What does this imply? Well, we know that we can feel better with more compassionate and responsive medical care. We know too that hypnotic “rapport,” the relationship with the hypnotherapist, is of the essence of hypnotic effectiveness with patients. We know, as with hypnosis, that much of healing is outside of conscious awareness and control.
In the social context of healing, or the interpersonal “container” of hypnotic psychotherapy, our own brain, though affected, is not the agent of change; nor, is our therapeutic “technique” the healing item. Rather, placebo effects – recognizable, measurable, brain and body effects of healing - result from the unselfconscious rituals of medical and psychotherapeutic practices. These practices are metaphorical [meanings “carried” in symbolic acts], narrative [what we are told], and persuasive [“You are getting better already.”]
Research shows both that metaphors emerge from bodily experience and that metaphor and ritual and persuasive speech and expectation affect and change bodily experience, thought and action. When we go to a dance, we dress to dance, expect to dance and mentally practice the steps. We prepare to enjoy ourselves. When we are ill or troubled, we expect caring treatment and individual concern for our pains and methods to ease those pains and resolve the ills we suffer, physical or emotional.
In the common practices of hypnotherapy there are situated practices which ritually invite states of trance, persuasive speech to encourage change and healing, and appeals to experience, both embodied and embedded, as well as “unconscious,” to effect healing in the patient. As in the ancient dream incubation practices of Asclepian Athens, so in modern hypnotic practice, the patient is led through a ritual, allowed to rest comfortably, and encouraged to reassess and rearrange experience to induce change, growth and recovery. With good placebo outcomes come self-value and approval – the healthier person esteems his own life more easily than does the troubled one. As a hypnotherapy patient of mine wrote, “Thank you again for what-ever-the-hell-it-is that you do – as I have benefited greatly. Most notably in my improved assessment of self.”
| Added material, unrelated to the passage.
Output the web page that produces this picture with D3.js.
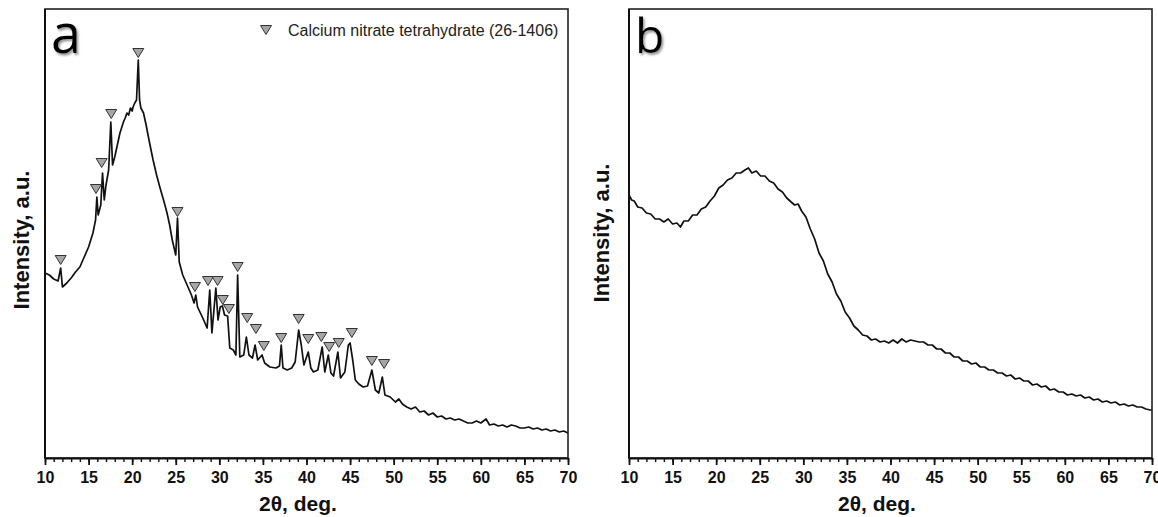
<!DOCTYPE html>
<html><head><meta charset="utf-8">
<script src="https://cdn.jsdelivr.net/npm/d3@7"></script>
<style>
html,body{margin:0;padding:0;background:#fff;}
svg{display:block;}
</style></head>
<body>
<svg id="chart" width="1158" height="517"></svg>
<script>
// ---------- DATA ----------
const xTickLabels = ["10","15","20","25","30","35","40","45","50","55","60","65","70"];
const legendLabel = "Calcium nitrate tetrahydrate (26-1406)";
const xTitle = "2\u03B8, deg.";
const yTitle = "Intensity, a.u.";

// Panel a: 2theta (deg) and intensity (a.u.)
const aTheta = [10.0,10.5,11.0,11.5,11.8,12.0,12.5,13.0,13.5,14.0,14.5,15.0,15.5,15.8,15.95,16.1,16.4,16.6,16.8,17.0,17.3,17.55,17.75,18.0,18.3,18.6,19.0,19.2,19.4,19.6,19.8,20.0,20.1,20.3,20.5,20.7,20.85,21.0,21.3,21.6,22.0,22.4,22.8,23.2,23.6,24.0,24.3,24.6,25.0,25.2,25.4,25.8,26.3,26.8,27.1,27.3,27.5,28.1,28.6,28.9,29.15,29.6,29.85,30.1,30.35,30.6,30.95,31.2,31.6,31.9,32.1,32.35,32.8,33.1,33.4,33.8,34.1,34.4,34.9,35.2,35.8,36.5,36.9,37.1,37.3,37.8,38.3,38.7,39.1,39.4,39.7,40.2,40.5,40.8,41.3,41.8,42.1,42.5,42.8,43.1,43.6,43.9,44.4,44.8,45.0,45.3,45.6,46.0,46.5,47.0,47.5,47.9,48.3,48.7,49.0,49.6,50.2,50.6,51.0,51.5,52.0,52.5,53.0,53.5,54.0,54.5,55.0,55.5,56.0,56.5,57.0,57.5,58.0,58.5,59.0,59.5,60.0,60.6,61.0,61.5,62.0,62.5,63.0,63.5,64.0,64.5,65.0,65.5,66.0,66.5,67.0,67.5,68.0,68.5,69.0,69.5,70.0];
const aIntensity = [185,183,179,177,190,171,175,180,186,191,201,211,225,238,261,243,253,285,258,273,288,336,293,301,313,325,336,340,345,343,350,347,351,355,358,398,358,350,345,333,315,298,283,270,258,245,233,218,203,240,196,183,173,163,155,163,151,140,130,168,125,170,138,151,152,143,142,110,108,103,183,101,103,121,103,100,113,98,103,95,91,90,92,113,90,88,90,96,128,113,93,106,90,86,88,111,86,103,85,82,106,80,86,113,115,98,78,74,71,72,88,68,65,81,63,61,56,59,54,51,49,51,46,47,43,45,41,42,39,40,38,39,37,35,35,37,35,39,33,34,32,33,31,33,32,30,30,31,29,30,28,29,27,28,26,27,25];

// Peak markers (Calcium nitrate tetrahydrate, 26-1406)
const markTheta = [11.8,15.85,16.5,17.6,20.7,25.2,27.2,28.7,29.8,30.4,31.1,32.1,33.2,34.2,35.1,37.1,39.1,40.2,41.7,42.6,43.7,45.2,47.5,48.9];
const markIntensity = [198,269,295,344,405,246,171,177,177,158,149,191,140,129,112,120,139,119,121,111,115,125,97,94];

// Panel b
const bTheta = [10.0,10.3,10.6,11.0,11.5,12.0,12.5,13.0,13.5,14.0,14.5,15.0,15.5,15.9,16.3,16.8,17.3,17.8,18.3,18.8,19.3,19.8,20.3,20.8,21.3,21.8,22.3,22.8,23.3,23.7,24.1,24.6,25.1,25.6,26.1,26.6,27.1,27.6,28.1,28.6,29.0,29.4,29.8,30.3,30.8,31.3,31.8,32.3,32.8,33.3,33.8,34.3,34.8,35.3,35.8,36.3,36.8,37.3,37.8,38.3,38.8,39.3,39.8,40.3,40.8,41.3,41.8,42.3,42.8,43.3,43.8,44.3,44.8,45.3,45.8,46.3,46.8,47.3,47.8,48.3,48.8,49.3,49.8,50.3,50.8,51.3,51.8,52.3,52.8,53.3,53.8,54.3,54.8,55.3,55.8,56.3,56.8,57.3,57.8,58.3,58.8,59.3,59.8,60.3,60.8,61.3,61.8,62.3,62.8,63.3,63.8,64.3,64.8,65.3,65.8,66.3,66.8,67.3,67.8,68.3,68.8,69.3,69.8,70.0];
const bIntensity = [263,258,257,251,250,245,244,239,239,236,239,234,235,231,237,237,243,243,249,251,257,262,270,273,278,280,285,285,288,290,285,287,282,282,277,275,269,266,260,256,253,254,247,241,229,219,205,197,184,176,164,157,146,140,132,128,123,122,118,119,116,117,115,118,115,119,116,118,117,116,116,113,113,109,109,105,105,101,101,97,97,94,95,91,91,88,88,85,85,82,83,79,80,77,77,73,74,71,72,68,69,66,66,63,64,62,63,60,61,58,59,56,57,55,56,53,54,52,53,51,51,49,48,48];

// ---------- LAYOUT ----------
const svg = d3.select("#chart");
const plotTop = 9, plotBottom = 458;
const FONT = "'Liberation Sans', Arial, Helvetica, sans-serif";

const defs = svg.append("defs");
const f = defs.append("filter").attr("id","shadow").attr("x","-20%").attr("y","-20%").attr("width","160%").attr("height","160%");
f.append("feDropShadow").attr("dx",1.5).attr("dy",2).attr("stdDeviation",1.2).attr("flood-color","#888").attr("flood-opacity",0.9);

function panel(left, right, theta, inten, letter, letterSize, yLabelX, yLabelY, titleX) {
  const x = d3.scaleLinear().domain([+xTickLabels[0], +xTickLabels[xTickLabels.length-1]]).range([left, right]);
  const y = d3.scaleLinear().domain([0, 449]).range([plotBottom, plotTop]);
  const g = svg.append("g");

  const line = d3.line().x((d,i)=>x(theta[i])).y((d,i)=>y(inten[i]));
  g.append("path").datum(inten).attr("d", line)
    .attr("fill","none").attr("stroke","#111").attr("stroke-width",1.7).attr("stroke-linejoin","round");

  g.append("rect").attr("x",left).attr("y",plotTop).attr("width",right-left).attr("height",plotBottom-plotTop)
    .attr("fill","none").attr("stroke","#222").attr("stroke-width",1.6);
  g.append("line").attr("x1",left).attr("x2",left).attr("y1",plotTop).attr("y2",plotBottom)
    .attr("stroke","#111").attr("stroke-width",2);

  const minor = d3.range(10, 71, 1);
  const minorAxis = d3.axisBottom(x).tickValues(minor).tickSize(4).tickFormat("");
  const gm = g.append("g").attr("transform",`translate(0,${plotBottom})`).call(minorAxis);
  gm.select(".domain").remove();
  gm.selectAll("line").attr("stroke","#111").attr("stroke-width",1.4);

  const majorAxis = d3.axisBottom(x).tickValues(xTickLabels.map(Number)).tickSize(7).tickSizeOuter(0).tickFormat((d,i)=>xTickLabels[i]);
  const ga = g.append("g").attr("transform",`translate(0,${plotBottom})`).call(majorAxis);
  ga.select(".domain").attr("stroke","#111").attr("stroke-width",2);
  ga.selectAll("line").attr("stroke","#111").attr("stroke-width",1.8);
  ga.selectAll("text").attr("y",25).attr("dy",0)
    .style("font-family",FONT).style("font-size","16px").style("font-weight","bold").attr("fill","#111");

  g.append("text").attr("x",titleX).attr("y",511).attr("text-anchor","middle")
    .style("font-family",FONT).style("font-size","21px").style("font-weight","bold").attr("fill","#111").text(xTitle);
  g.append("text").attr("transform",`translate(${yLabelX},${yLabelY}) rotate(-90)`).attr("text-anchor","middle")
    .style("font-family",FONT).style("font-size","22px").style("font-weight","bold").attr("fill","#111").text(yTitle);

  g.append("text").attr("x",left+6).attr("y",53)
    .style("font-family","'Open Sans', sans-serif").style("font-size",letterSize+"px").attr("fill","#000")
    .attr("filter","url(#shadow)").text(letter);
  return {x, y, g};
}

const A = panel(45, 568, aTheta, aIntensity, "a", 54, 29, 240, 298);
const B = panel(629, 1152, bTheta, bIntensity, "b", 48, 609, 233, 877);

const tri = "M-5.5,-4.5L5.5,-4.5L0,4.5Z";
A.g.selectAll("path.mk").data(markTheta).enter().append("path").attr("class","mk")
  .attr("d",tri).attr("transform",(d,i)=>`translate(${A.x(d)},${A.y(markIntensity[i])})`)
  .attr("fill","#a6a6a6").attr("stroke","#333").attr("stroke-width",1);

A.g.append("path").attr("d",tri).attr("transform","translate(266,30)")
  .attr("fill","#a6a6a6").attr("stroke","#333").attr("stroke-width",1);
A.g.append("text").attr("x",288).attr("y",35.5)
  .style("font-family",FONT).style("font-size","16px").attr("fill","#222").text(legendLabel);
</script>
</body></html>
The “whatever” is hypnotic conversation, hard to grasp consciously because its meanings are distributed through relationships; metaphorical and allusive, so, hard to pin down as “technique.” The benefit is clear; the means are ritualized, murky. And, without discussion of “self,” the treatment eventuates in improved self-valuation. A placebo without sugar pills or sugar-coating can help with all manner of medical and therapeutic goals.